According to The New York Times’ Marc Stein, Chris Paul “has already begun his recruitment of James to Houston.”
Of course, beyond convincing LeBron to join forces with Paul and James Harden, a major obstacle would remain: money.
If the team signed him outright, even after renouncing the rights of Paul, breakout big man Clint Capela, and Trevor Ariza, LeBron would only be able to sign for roughly half of what he could make by opting into the final year of his contract with Cleveland.
So how can the Rockets get LeBron without sacrificing too many valuable pieces?
Two paths stand out as far likelier than the rest.
Path 1: Dump salary
Ryan Anderson is signed to an unsightly $42 million over the next two years. If Houston GM Daryl Morey can find a taker for Anderson by attaching a first-round pick or two, and can unload some of the team’s more reasonable contracts, like those of Eric Gordon ($27.5 million over two years), P.J. Tucker (three years, $24 million, $19 million guaranteed), and Nene (one year, almost $4 million), they might be in business.
That’s easier said than done.
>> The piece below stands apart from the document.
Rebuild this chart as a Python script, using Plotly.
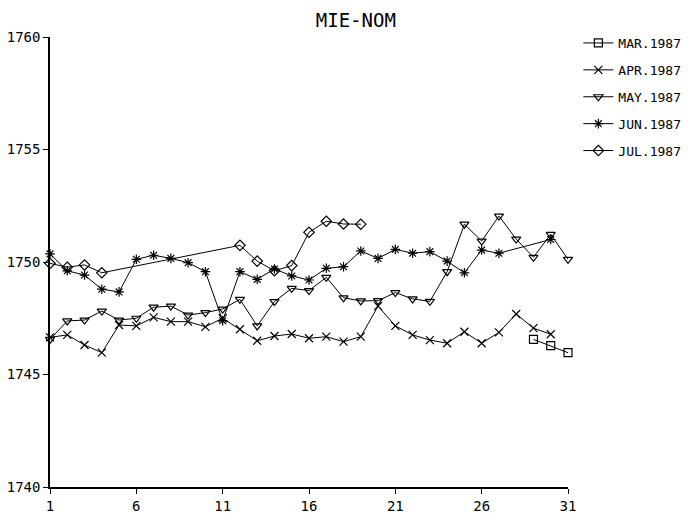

But Morey would be willing to take a bath in just about any deal if it means adding LeBron to Paul, Capela, and possibly Trevor Ariza, depending on how much owner Tilman Fertitta is willing to pay in luxury tax.
Even if they can ditch Anderson, Gordon, Tucker, and Nene, however, Paul and LeBron would have to be willing to split $54 million in space to play together, about $20 million less than they could make combined if the Rockets had all their cap space.
Path 2: Get help from the Cavaliers
Last season, instead of losing Paul for nothing, the Clippers agreed to trade the point guard to the Rockets after he opted into the final year of his deal. That netted Paul’s former team a haul of useful players and a first-round pick.
For the Cavs and Rockets to follow this model, LeBron would have to play along, Cleveland would likely have to be interested in Gordon and/or Tucker, and Houston would probably have to find a third team to take on Anderson with draft assets attached. Luckily, there are a few tanking teams with cap space, such as the Bulls and the Nets, who should be willing to take on bad money money for draft picks.
Perhaps the biggest hurdle in this scenario would be convincing awful Cavs owner Dan Gilbert to help LeBron leave Cleveland, even though his refusal would mean watching the four-time MVP leave with nothing to show for it for a second time.